As I said, the new grants for non-revenue producing services will amount to rather over 50 per cent, of the total cost of the schemes. This proposal will assist necessitous areas in common with all other areas, not merely because of the assistance they will derive themselves directly, but because of the practice of the Unemployment Grants Committee in approving schemes even in areas where unemployment is relatively light, where as a result of the operation of those schemes and of orders being placed, employment will be forthcoming in those areas where unemployment is serious. In that way, distressed areas get an additional benefit, because they reap the advantages of the schemes put into operation in other places.
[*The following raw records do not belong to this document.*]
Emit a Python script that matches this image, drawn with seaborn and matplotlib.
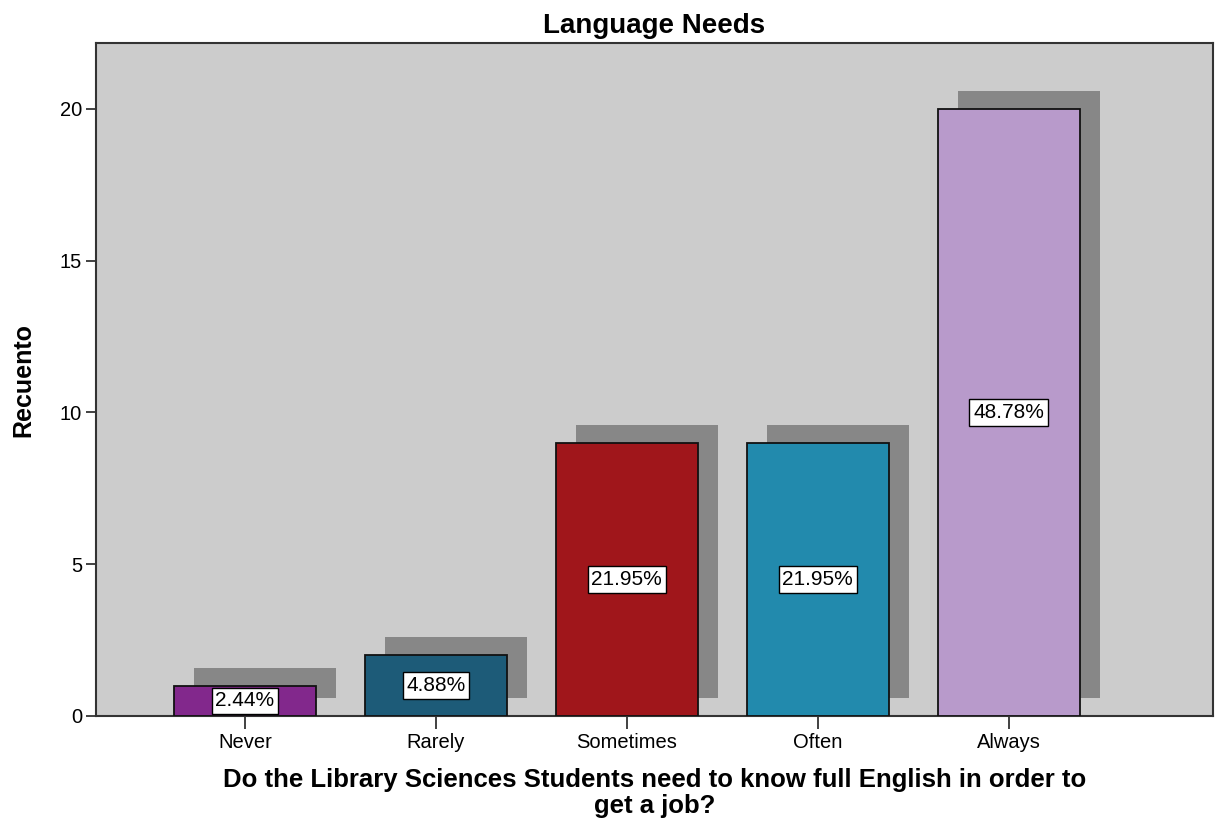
import numpy as np
import pandas as pd
import matplotlib
matplotlib.use('Agg')
import matplotlib.pyplot as plt
import matplotlib.transforms as mtransforms
from matplotlib.patches import Rectangle
import seaborn as sns

# data
answers = ['Never', 'Rarely', 'Sometimes', 'Often', 'Always']
counts = [1, 2, 9, 9, 20]
percent_labels = ['2.44%', '4.88%', '21.95%', '21.95%', '48.78%']
bar_colors = ['#82288c', '#1d5b78', '#a0161b', '#228aad', '#b89acb']

df = pd.DataFrame({'answer': answers, 'count': counts})

sns.set_style('white')
plt.rcParams['font.family'] = ['Liberation Sans', 'DejaVu Sans']
plt.rcParams['text.color'] = 'black'
plt.rcParams['xtick.color'] = 'black'
plt.rcParams['ytick.color'] = 'black'
plt.rcParams['axes.labelcolor'] = 'black'

fig = plt.figure(figsize=(12.17, 8.21), dpi=100)
ax = fig.add_axes([0.0789, 0.1279, 0.9178, 0.8197])
ax.set_facecolor('#cccccc')

sns.barplot(data=df, x='answer', y='count', hue='answer', palette=bar_colors,
            legend=False, width=0.745, edgecolor='#111111', linewidth=1.3,
            saturation=1, ax=ax, zorder=3)

# drop shadows: copy of each bar, shifted right and up
shift = mtransforms.ScaledTranslation(0.20, 0.18, fig.dpi_scale_trans)
for p in list(ax.patches):
    sh = Rectangle(p.get_xy(), p.get_width(), p.get_height(),
                   facecolor='#878787', edgecolor='none', zorder=2,
                   transform=ax.transData + shift)
    ax.add_patch(sh)

# percentage labels
for i, (c, lab) in enumerate(zip(counts, percent_labels)):
    ax.text(i, c / 2, lab, ha='center', va='center', fontsize=15, zorder=5,
            bbox=dict(boxstyle='square,pad=0.18', facecolor='white',
                      edgecolor='black', linewidth=1))

ax.set_xlim(-0.78, 5.07)
ax.set_ylim(0, 22.17)
ax.set_yticks([0, 5, 10, 15, 20])

for s in ax.spines.values():
    s.set_color('#333333')
    s.set_linewidth(1.5)

ax.tick_params(axis='y', direction='out', length=7, width=1.3, color='#333333',
               labelsize=14.5, pad=3, left=True)
ax.tick_params(axis='x', direction='out', length=9, width=1.3, color='#333333',
               labelsize=14.5, pad=3, bottom=True)

ax.set_title('Language Needs', fontsize=20, fontweight='bold', pad=7)
ax.set_ylabel('Recuento', fontsize=18, fontweight='bold', labelpad=18)
ax.set_xlabel('Do the Library Sciences Students need to know full English in order to\nget a job?',
              fontsize=18.5, fontweight='bold', labelpad=12, linespacing=1.08)

fig.savefig('out.png', dpi=100)
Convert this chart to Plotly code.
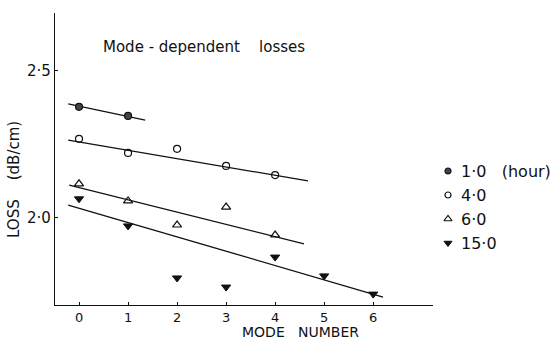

I am sure we never imagined that the proposals made to-day would be received with enthusiasm, because the representatives of the necessitous areas will continue to ask for more, but I think, when hon. Members examine these proposals together with the additional help forthcoming to local authorities from the Unemployment Insurance scheme, they will find we have made a substantial contribution towards assisting local authorities and particularly those local authorities in areas where depression exists.